Equity inflows trend: FPIs invest Rs 14,590 crore in June equities, early July sees Rs 1,421 crore pullout; flows to stay volatile on global cues

Time of India3 hours ago
Foreign portfolio investors (FPIs) infused Rs 14,590 crore into Indian equities in June 2025, marking the third consecutive month of net inflows, supported by improved global liquidity, easing geopolitical tensions, and a rate cut by the Reserve Bank of India.
However, the trend reversed in early July, with FPIs pulling out Rs 1,421 crore in the first week of the month, data from depositories showed, PTI reported.
Analysts expect FPI flows to remain volatile in the near term, given the uncertainty around US economic data and tariff deadlines. "FPI flows are expected to remain choppy on account of tariff deadline developments and US data volatility," said Vaqarjaved Khan, Senior Fundamental Analyst at Angel One, quoted PTI.
According to V K Vijayakumar, Chief Investment Strategist at Geojit Financial Services, investor sentiment will now hinge on corporate earnings. "If the results indicate earnings recovery, that will be positive.

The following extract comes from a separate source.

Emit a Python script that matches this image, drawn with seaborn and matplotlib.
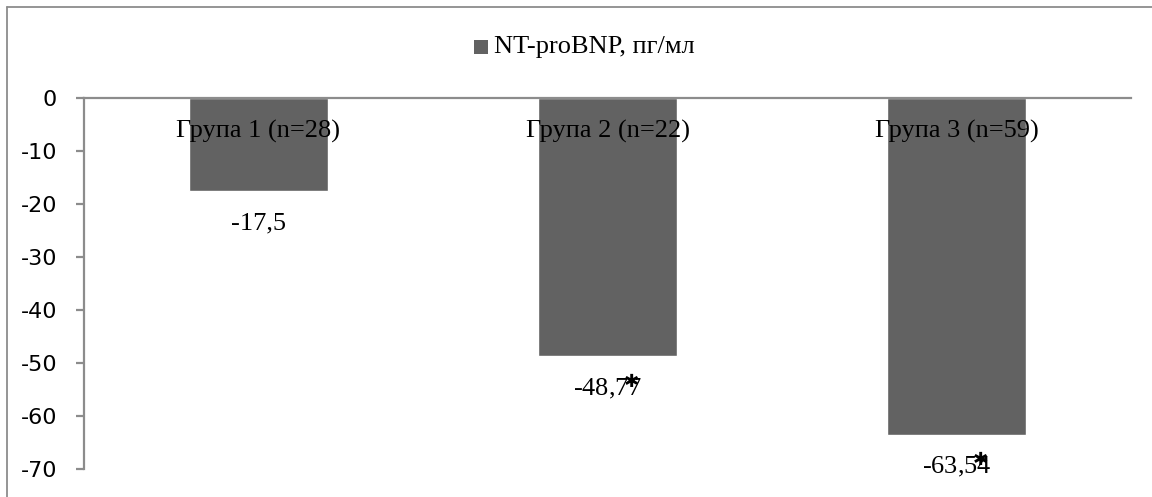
import matplotlib
matplotlib.use("Agg")
import matplotlib.pyplot as plt
import seaborn as sns
import pandas as pd
from matplotlib.lines import Line2D
from matplotlib.patches import Rectangle

categories = ["Група 1 (n=28)", "Група 2 (n=22)", "Група 3 (n=59)"]
values = [-17.5, -48.77, -63.54]
value_labels = ["-17,5", "-48,77", "-63,54"]
significant = [False, True, True]
series_name = "NT-proBNP, пг/мл"
yticks = [0, -10, -20, -30, -40, -50, -60, -70]

sns.set_theme(style="white")
plt.rcParams["font.family"] = ["DejaVu Sans"]
plt.rcParams["mathtext.fontset"] = "custom"
plt.rcParams["mathtext.rm"] = "Liberation Serif"
plt.rcParams["mathtext.it"] = "Liberation Serif:italic"
plt.rcParams["mathtext.bf"] = "Liberation Serif:bold"
plt.rcParams["mathtext.sf"] = "DejaVu Sans"
plt.rcParams["mathtext.fallback"] = "stixsans"

df = pd.DataFrame({"cat": categories, "val": values, "series": series_name})

W, H = 1152, 497
PX = 72 / 100  # points per pixel
fig = plt.figure(figsize=(W / 100, H / 100), dpi=100)
ax = fig.add_axes([84 / W, 1 - 469 / H, (1131 - 84) / W, (469 - 98) / H])

bar_color = "#626262"
sns.barplot(data=df, x="cat", y="val", hue="series", palette=[bar_color],
            width=0.4, ax=ax, legend=False, saturation=1)

ax.set_ylim(-70, 0)
ax.set_xlim(-0.5, 2.5)
ax.set_yticks(yticks)
ax.set_yticklabels([str(t) for t in yticks], fontsize=16, color="#000000")
ax.set_xticks([])
ax.set_xlabel("")
ax.set_ylabel("")

spine_c = "#8c8c8c"
for s in ["right", "bottom"]:
    ax.spines[s].set_visible(False)
for s in ["top", "left"]:
    ax.spines[s].set_color(spine_c)
    ax.spines[s].set_linewidth(1.6)
ax.tick_params(axis="y", which="both", left=True, length=8 * PX, width=1.6,
               color=spine_c, pad=19 * PX)

serif = ["Liberation Serif", "DejaVu Serif"]
for i, (cat, v, lab, sig) in enumerate(zip(categories, values, value_labels, significant)):
    ax.annotate(cat, xy=(i, 0), xytext=(0, -40 * PX), textcoords="offset points",
                ha="center", va="baseline", fontsize=19, family=serif,
                color="#000000")
    if sig:
        text = (lab[:-1] + r"$\mathregular{" + lab[-1]
                + r"}^{\!\!\!\!\!\!\!\!\mathsf{✱}}$")
    else:
        text = lab
    ax.annotate(text, xy=(i, v), xytext=(0, -39 * PX), textcoords="offset points",
                ha="center", va="baseline", fontsize=19, family=serif,
                color="#000000")

# legend
fig.patches.append(Rectangle((474 / W, 1 - 54 / H), 14 / W, 14 / H,
                             transform=fig.transFigure, facecolor=bar_color,
                             edgecolor="none"))
fig.text(494 / W, 1 - 47 / H, series_name, ha="left", va="center", fontsize=19,
         family=serif, color="#000000")

# outer chart border (top and left visible)
border_c = "#8c8c8c"
fig.lines.append(Line2D([7 / W, 7 / W], [0, 1 - 7 / H], transform=fig.transFigure,
                        color=border_c, linewidth=1.3))
fig.lines.append(Line2D([7 / W, 1], [1 - 7 / H, 1 - 7 / H], transform=fig.transFigure,
                        color=border_c, linewidth=1.3))

fig.savefig("out.png", dpi=100)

Disappointment on these factors can impact the market and, thereby, flows," he said.
Depository data shows FPIs invested a net Rs 14,590 crore in equities in June, following Rs 19,860 crore in May and Rs 4,223 crore in April.
Before this, they were net sellers for three straight months, pulling out Rs 3,973 crore in March, Rs 34,574 crore in February, and a massive Rs 78,027 crore in January.
This brings the total net FPI outflow in 2025 so far to Rs 79,322 crore.
"FPIs exhibited a cautious yet improving stance in June 2025, beginning the month with notable outflows from the equity markets driven by elevated US bond yields, trade tensions, overvalued Indian stocks, and deteriorating geopolitical environment," said Himanshu Srivastava, Associate Director – Manager Research at Morningstar Investment.
He added that sentiment improved in the latter half of June as global liquidity conditions stabilised, geopolitical risks eased, the RBI implemented a rate cut, the rupee strengthened, and crude oil prices moderated.
Sectorally, FPIs were net buyers in financials, autos and auto components, and oil and gas, while they exited capital goods and power stocks during June.
Meanwhile, in the debt market, FPIs pulled out Rs 6,121 crore from the general limit and another Rs 6,366 crore from the voluntary retention route during the month.